Search the material below for the string "this" and extract each line that has it.

Source data
◇ ◇ ◇ ◇ ◇ ◇ ◇

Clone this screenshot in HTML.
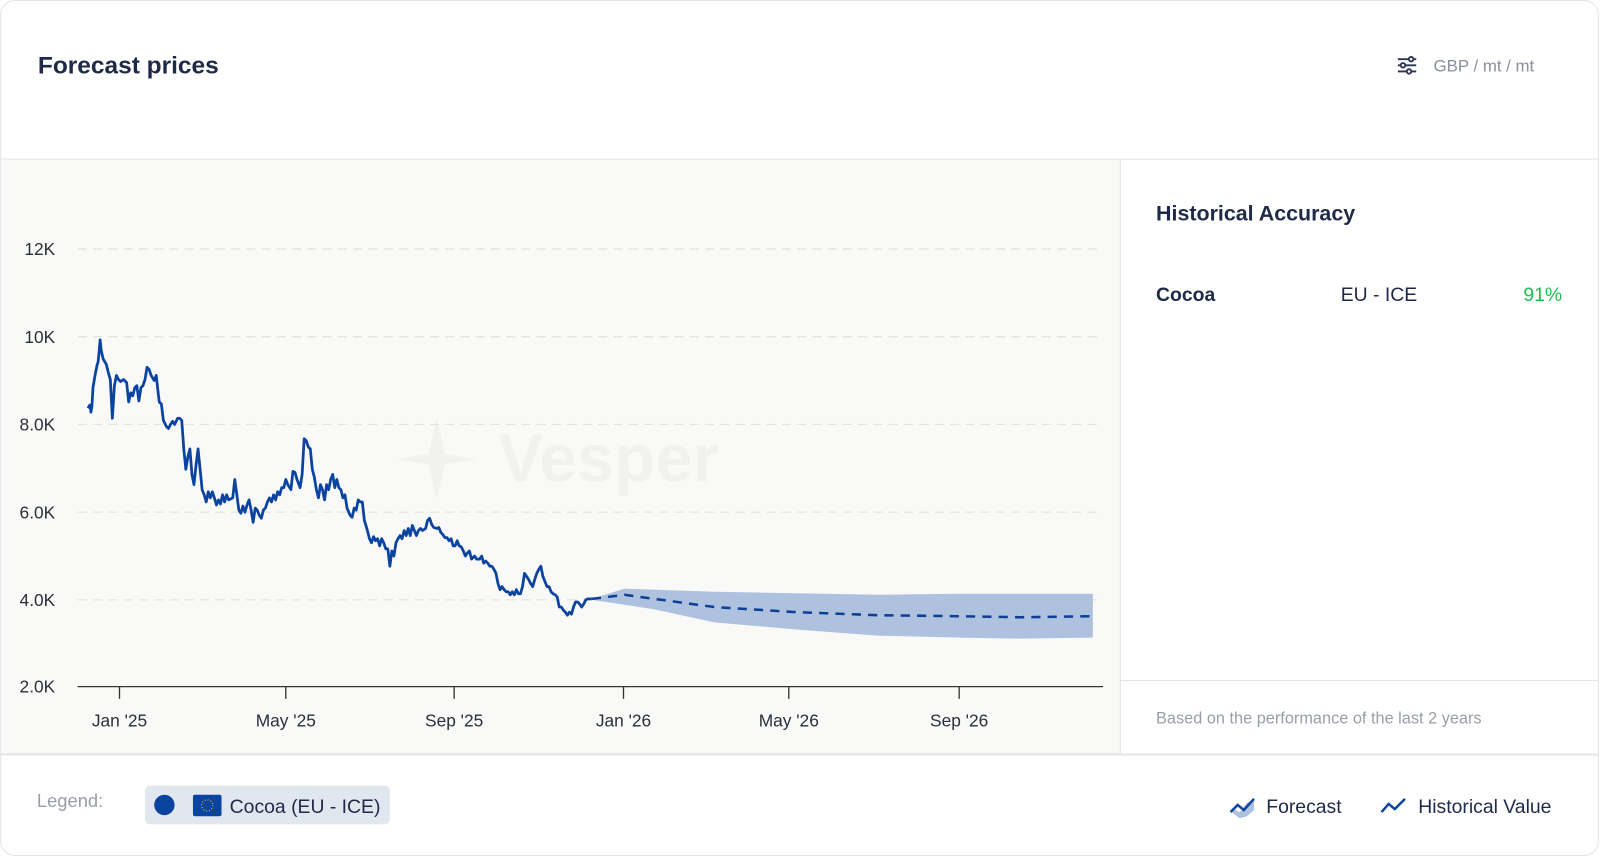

◇ ◇ ◇ ◇ ◇ ◇ ◇

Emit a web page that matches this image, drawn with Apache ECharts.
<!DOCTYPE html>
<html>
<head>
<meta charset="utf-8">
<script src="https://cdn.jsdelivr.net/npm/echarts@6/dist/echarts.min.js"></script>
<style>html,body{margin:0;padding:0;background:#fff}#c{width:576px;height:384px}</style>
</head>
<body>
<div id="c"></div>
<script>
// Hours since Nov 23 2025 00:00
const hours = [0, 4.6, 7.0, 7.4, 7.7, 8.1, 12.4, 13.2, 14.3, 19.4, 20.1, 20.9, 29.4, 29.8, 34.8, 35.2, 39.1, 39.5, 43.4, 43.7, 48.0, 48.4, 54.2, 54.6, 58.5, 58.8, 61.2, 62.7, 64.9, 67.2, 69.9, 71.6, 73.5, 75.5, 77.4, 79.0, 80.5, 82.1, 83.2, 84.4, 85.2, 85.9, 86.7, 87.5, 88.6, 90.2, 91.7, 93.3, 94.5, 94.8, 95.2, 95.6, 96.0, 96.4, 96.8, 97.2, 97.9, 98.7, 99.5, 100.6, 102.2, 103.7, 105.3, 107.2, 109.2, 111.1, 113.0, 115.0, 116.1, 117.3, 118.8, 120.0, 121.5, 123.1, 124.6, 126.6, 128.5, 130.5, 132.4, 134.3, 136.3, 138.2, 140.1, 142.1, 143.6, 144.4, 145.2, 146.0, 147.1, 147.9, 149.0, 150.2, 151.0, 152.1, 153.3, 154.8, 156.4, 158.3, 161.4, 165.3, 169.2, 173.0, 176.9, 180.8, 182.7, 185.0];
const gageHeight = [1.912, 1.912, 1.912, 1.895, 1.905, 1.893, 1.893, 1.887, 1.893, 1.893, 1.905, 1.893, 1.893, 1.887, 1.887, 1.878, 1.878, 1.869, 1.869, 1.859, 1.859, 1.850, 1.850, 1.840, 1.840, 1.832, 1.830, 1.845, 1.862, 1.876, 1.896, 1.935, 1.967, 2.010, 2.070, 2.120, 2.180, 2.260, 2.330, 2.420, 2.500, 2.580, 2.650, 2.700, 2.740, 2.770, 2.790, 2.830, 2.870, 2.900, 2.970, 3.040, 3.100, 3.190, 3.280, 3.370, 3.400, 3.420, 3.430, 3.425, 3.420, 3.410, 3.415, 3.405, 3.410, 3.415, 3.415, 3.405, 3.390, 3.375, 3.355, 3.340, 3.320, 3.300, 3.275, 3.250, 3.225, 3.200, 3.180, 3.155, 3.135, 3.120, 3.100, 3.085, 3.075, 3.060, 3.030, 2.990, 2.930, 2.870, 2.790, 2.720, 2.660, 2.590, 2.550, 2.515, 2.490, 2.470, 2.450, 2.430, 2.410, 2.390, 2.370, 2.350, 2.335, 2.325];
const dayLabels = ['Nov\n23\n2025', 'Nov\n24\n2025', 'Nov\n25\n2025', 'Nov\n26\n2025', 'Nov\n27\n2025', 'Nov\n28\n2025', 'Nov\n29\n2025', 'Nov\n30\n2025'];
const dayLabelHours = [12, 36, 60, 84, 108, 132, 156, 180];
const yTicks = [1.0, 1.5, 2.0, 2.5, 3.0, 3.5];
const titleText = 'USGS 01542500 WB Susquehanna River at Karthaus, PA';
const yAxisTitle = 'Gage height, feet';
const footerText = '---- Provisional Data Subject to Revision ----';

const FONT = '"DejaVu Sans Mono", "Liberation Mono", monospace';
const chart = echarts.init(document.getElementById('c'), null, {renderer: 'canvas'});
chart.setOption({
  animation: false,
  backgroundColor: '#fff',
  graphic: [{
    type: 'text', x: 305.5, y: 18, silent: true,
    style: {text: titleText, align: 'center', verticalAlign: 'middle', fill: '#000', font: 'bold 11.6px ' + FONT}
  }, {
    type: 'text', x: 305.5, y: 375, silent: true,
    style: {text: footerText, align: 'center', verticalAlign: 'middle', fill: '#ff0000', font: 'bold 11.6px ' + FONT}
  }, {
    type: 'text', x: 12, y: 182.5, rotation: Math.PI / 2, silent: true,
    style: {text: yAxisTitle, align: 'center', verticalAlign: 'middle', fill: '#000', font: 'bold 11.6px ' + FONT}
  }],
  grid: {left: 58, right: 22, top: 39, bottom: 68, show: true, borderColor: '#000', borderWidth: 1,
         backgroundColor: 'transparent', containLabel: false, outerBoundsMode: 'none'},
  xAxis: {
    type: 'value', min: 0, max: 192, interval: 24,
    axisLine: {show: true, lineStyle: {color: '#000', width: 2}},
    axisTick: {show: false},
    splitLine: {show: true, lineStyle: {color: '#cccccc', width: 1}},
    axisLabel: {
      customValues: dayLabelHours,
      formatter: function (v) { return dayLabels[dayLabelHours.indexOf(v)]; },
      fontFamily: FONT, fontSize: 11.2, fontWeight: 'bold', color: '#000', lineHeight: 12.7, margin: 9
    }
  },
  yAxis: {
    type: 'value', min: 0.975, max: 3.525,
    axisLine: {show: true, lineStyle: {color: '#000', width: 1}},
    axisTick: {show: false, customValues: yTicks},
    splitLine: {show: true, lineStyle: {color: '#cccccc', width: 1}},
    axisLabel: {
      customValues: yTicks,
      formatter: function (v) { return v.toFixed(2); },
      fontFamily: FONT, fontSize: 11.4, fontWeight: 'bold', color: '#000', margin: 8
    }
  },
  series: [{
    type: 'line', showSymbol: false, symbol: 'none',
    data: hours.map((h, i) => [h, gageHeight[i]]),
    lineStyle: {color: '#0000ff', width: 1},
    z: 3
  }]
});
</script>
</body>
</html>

◇ ◇ ◇ ◇ ◇ ◇ ◇

Complete output
Clone this screenshot in HTML.
Emit a web page that matches this image, drawn with Apache ECharts.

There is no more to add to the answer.